"[Encounters and Reflections] is a remarkable collection of accounts of Seth Benardete's encounters with various people, now mostly obscure, and his reflections on topics, more obscure still. Benardete, the classical scholar and philosopher who died last year, sat down in the early 1990s with three of his students to recapture their conversations of twenty years before. The resulting discussions are both spontaneous and well ordered; a lovely achievement brought about by the editor's skill, Benardete's wizardy, and the familiarity of friends. . . . One by one our intellectual giants disappear, and their memories seem to shrivel in the gloomy and endless cave of our mediocrity. It is more hopeful to say instead that in books like this they continue to glow. The humor and intelligence in Seth Benardete’s Encounters and Reflections make us long for the world it remembers.”
(Mark Blitz Weekly Standard
“Benardete may best be understood to be a ‘poet’ of the same sort as Herodotus, one recognizing the need for a history of such mythologizing, even when it is one’s own. Beautifully produced, Encounters and Reflections is recommended to those wishing to embark on such an inquiry into Benardete’s work themselves.”
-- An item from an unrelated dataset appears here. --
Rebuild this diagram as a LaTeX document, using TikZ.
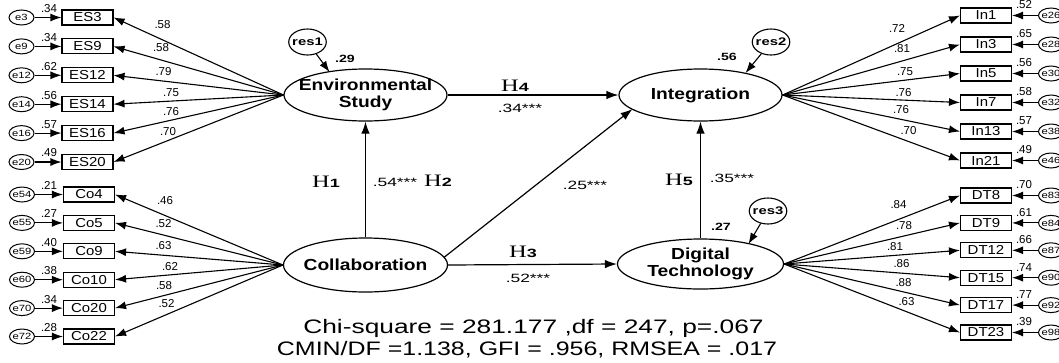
\documentclass[tikz,border=0pt]{standalone}
\usepackage{fontspec}
\setmainfont{Liberation Sans}
\newfontfamily\bottomf[FakeStretch=1.35]{Liberation Sans}
\newfontfamily\bottomg[FakeStretch=1.28]{Liberation Sans}
\newfontfamily\latf[FakeStretch=1.2]{Liberation Sans}
\newfontfamily\boxf[FakeStretch=1.15]{Liberation Sans}
\newfontfamily\loadf[FakeStretch=1.0]{Liberation Sans}
\newfontfamily\coeff[FakeStretch=1.45]{Liberation Sans}
\newfontfamily\resf[FakeStretch=1.35]{Liberation Sans}
\newfontfamily\ef[FakeStretch=1.25]{Liberation Sans}
\newfontfamily\hserif[FakeStretch=1.4]{Liberation Serif}
\newfontfamily\hdig[FakeStretch=1.5]{Liberation Sans}
\usetikzlibrary{shapes.geometric,arrows.meta,calc}
\newcommand\Hlab[1]{{\hserif\fontsize{17.5}{17.5}\selectfont H}{\hdig\bfseries\fontsize{12}{12}\selectfont #1}}
\begin{document}
\begin{tikzpicture}[x=1pt,y=-1pt,
  lat/.style={ellipse, draw, line width=1.2pt, minimum width=163pt, minimum height=52pt,
    inner xsep=-12pt, inner ysep=0pt, align=center, font=\latf\bfseries\fontsize{16}{17}\selectfont},
  ind/.style={rectangle, draw, line width=1.1pt, minimum width=51pt, minimum height=15pt,
    inner sep=0pt, font=\boxf\fontsize{13}{13}\selectfont},
  errv/.style={ellipse, draw, line width=1pt, minimum width=25pt, minimum height=15pt,
    inner sep=-2pt, font=\ef\fontsize{9}{9}\selectfont},
  resv/.style={ellipse, draw, line width=1.1pt, minimum width=37pt, minimum height=26pt,
    inner sep=-2pt, font=\resf\bfseries\fontsize{11}{11}\selectfont},
  ld/.style={inner sep=0pt, font=\loadf\fontsize{11.5}{11.5}\selectfont},
  rsq/.style={inner sep=0pt, font=\resf\bfseries\fontsize{10.5}{10.5}\selectfont},
  coef/.style={inner sep=0pt, font=\coeff\fontsize{12}{12}\selectfont},
  hyp/.style={inner sep=0pt},
  bot/.style={inner sep=0pt, font=\bottomf\fontsize{19.5}{19.5}\selectfont},
  botb/.style={inner sep=0pt, font=\bottomg\fontsize{19.5}{19.5}\selectfont},
  arr/.style={line width=1.1pt, -{Latex[length=11pt,width=8pt]}},
  sarr/.style={line width=1.2pt, -{Latex[length=12pt,width=8.5pt]}},
  rarr/.style={line width=1.1pt, -{Latex[length=11pt,width=8pt]}}
]
\useasboundingbox (0,0) rectangle (1059,362);
\fill[white] (0,0) rectangle (1059,362);

% latent variables
\node[lat] (env) at (365.5,95) {Environmental\\Study};
\node[lat] (int) at (700.5,95) {Integration};
\node[lat, minimum width=164pt, minimum height=54pt] (col) at (365.5,265) {Collaboration};
\node[lat, minimum width=166pt, minimum height=50pt] (dt) at (700.5,264) {Digital\\Technology};

% residuals
\node[resv] (res1) at (307.5,42) {res1};
\node[resv] (res2) at (771,42) {res2};
\node[resv] (res3) at (768,211) {res3};
\draw[rarr] (res1) -- ($(env.center)+(-36,-23)$);
\draw[rarr] (res2) -- ($(int.center)+(45,-22)$);
\draw[rarr] (res3) -- ($(dt.center)+(48,-20)$);
\node[rsq] (r1) at (345,59) {.29};
\node[rsq] (r2) at (727,57) {.56};
\node[rsq] (r3) at (721,227) {.27};

% structural paths
\draw[sarr] (env.east) -- (int.west);
\draw[sarr] (col.north) -- (env.south);
\draw[sarr] ($(col.center)+(79,-8)$) -- ($(int.center)+(-68,14)$);
\draw[sarr] (col.east) -- (dt.west);
\draw[sarr] (dt.north) -- (int.south);

\node[hyp] (h4) at (515,86) {\Hlab{4}};
\node[coef] (c4) at (520,108) {.34***};
\node[hyp] (h1) at (326,182) {\Hlab{1}};
\node[coef] (c1) at (395,182) {.54***};
\node[hyp] (h2) at (438,181) {\Hlab{2}};
\node[coef] (c2) at (585,185) {.25***};
\node[hyp] (h3) at (523,252) {\Hlab{3}};
\node[coef] (c3) at (528,278) {.52***};
\node[hyp] (h5) at (679,180) {\Hlab{5}};
\node[coef] (c5) at (732,178) {.35***};

% Environmental Study indicators
\foreach \n/\e/\y/\ev/\lv/\lx/\ly in {
  ES3/e3/17.5/.34/.58/162.5/25, ES9/e9/46.4/.34/.58/161/47.5,
  ES12/e12/75.3/.62/.79/163.5/71.5, ES14/e14/104.2/.56/.75/171/92.5,
  ES16/e16/133.1/.57/.76/171/111.5, ES20/e20/162/.49/.70/168/131.5}{
  \node[ind] (\n) at (87.5,\y) {\n};
  \node[errv] (\e) at (21.5,\y) {\e};
  \draw[arr] (\e) -- (\n.west);
  \draw[arr] (env.west) -- (\n.east);
  \node[ld] (v\n) at (49,\y-9) {\ev};
  \node[ld] (l\n) at (\lx,\ly) {\lv};
}
% Collaboration indicators
\foreach \n/\e/\y/\ev/\lv/\lx/\ly in {
  Co4/e54/194.5/.21/.46/165/201, Co5/e55/222.9/.27/.52/163.5/223.5,
  Co9/e59/251.3/.40/.63/163.5/245.5, Co10/e60/279.7/.38/.62/170/266.5,
  Co20/e70/308.1/.34/.58/164/285.5, Co22/e72/336.5/.28/.52/166.5/303.5}{
  \node[ind] (\n) at (89,\y) {\n};
  \node[errv] (\e) at (22,\y) {\e};
  \draw[arr] (\e) -- (\n.west);
  \draw[arr] (col.west) -- (\n.east);
  \node[ld] (v\n) at (49,\y-9) {\ev};
  \node[ld] (l\n) at (\lx,\ly) {\lv};
}
% Integration indicators
\foreach \n/\e/\y/\ev/\lv/\lx/\ly in {
  In1/e26/15.5/.52/.72/897/28.5, In3/e28/44.5/.65/.81/902/48.5,
  In5/e30/73.5/.56/.75/905/71.5, In7/e32/102.5/.58/.76/903.5/92.5,
  In13/e38/131.5/.57/.76/901/110, In21/e46/160.5/.49/.70/908.5/130.5}{
  \node[ind] (\n) at (986,\y) {\n};
  \node[errv] (\e) at (1051,\y) {\e};
  \draw[arr] (\e) -- (\n.east);
  \draw[arr] (int.east) -- (\n.west);
  \node[ld] (v\n) at (1024,\y-10.5) {\ev};
  \node[ld] (l\n) at (\lx,\ly) {\lv};
}
% Digital Technology indicators
\foreach \n/\e/\y/\ev/\lv/\lx/\ly in {
  DT8/e83/195.5/.70/.84/898.5/205, DT9/e84/222.9/.61/.78/904/226,
  DT12/e87/250.3/.66/.81/895/246.5, DT15/e90/277.7/.74/.86/901.5/264,
  DT17/e92/305.1/.77/.88/903.5/282.5, DT23/e98/332.5/.39/.63/906.5/301.5}{
  \node[ind] (\n) at (986,\y) {\n};
  \node[errv] (\e) at (1051,\y) {\e};
  \draw[arr] (\e) -- (\n.east);
  \draw[arr] (dt.east) -- (\n.west);
  \node[ld] (v\n) at (1024,\y-10.5) {\ev};
  \node[ld] (l\n) at (\lx,\ly) {\lv};
}

% fit indices
\node[bot, anchor=base] (chi) at (533.5,333) {Chi-square = 281.177 ,df = 247, p=.067};
\node[botb, anchor=base] (cmin) at (527,355) {CMIN/DF =1.138, GFI = .956, RMSEA = .017};
\end{tikzpicture}
\end{document}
(Bryn Mawr Classical Review Bryn Mawr Classical Review
From the Inside Flap
By turns wickedly funny and profoundly illuminating, Encounters and Reflections presents a captivating and unconventional portrait of the life and works of Seth Benardete. One of the leading scholars of ancient thought, Benardete here reflects on both the people he knew and the topics that fascinated him throughout his career in a series of candid, freewheeling conversations with Robert Berman, Ronna Burger, and Michael Davis.
The first part of the book discloses vignettes about fellow students, colleagues, and acquaintances of Bernadete who were to become major figures in the academic and intellectual life of twentieth-century America. We glimpse the student days of Allan Bloom, Stanely Rosen, and George Steiner, and we discover the life of the mind as lived by such well-known scholars as Daivd Grene, Jacob Klien, and Benardete's mentor, Leo Strauss. We also encounter a number of other learned and sometimes eccentric luminaries, including T.S. Eliot, James Baldwin, Werner Jaeger, John Davidson Beazley, and Willard Quine. In the book's second part, Benardete reflects on his own intellectual growth and on his ever-evolving understanding of the texts and ideas he spent a lifetime studying. Revisiting some of his recurrent themes—among them eros and the beautiful, the city and the law, and the gods and the human soul—Benardete shares his views on Plato, Homer, and Heidegger, as well as on the relations between philosophy and science and between Christianity and ancient Roman thought.
The closet thing we will have to an autobiography of one of the twentieth century's leading intellectuals, Encounters and Reflections brings Benardete's thought to life to enlighten and inspire a new generation of thinkers.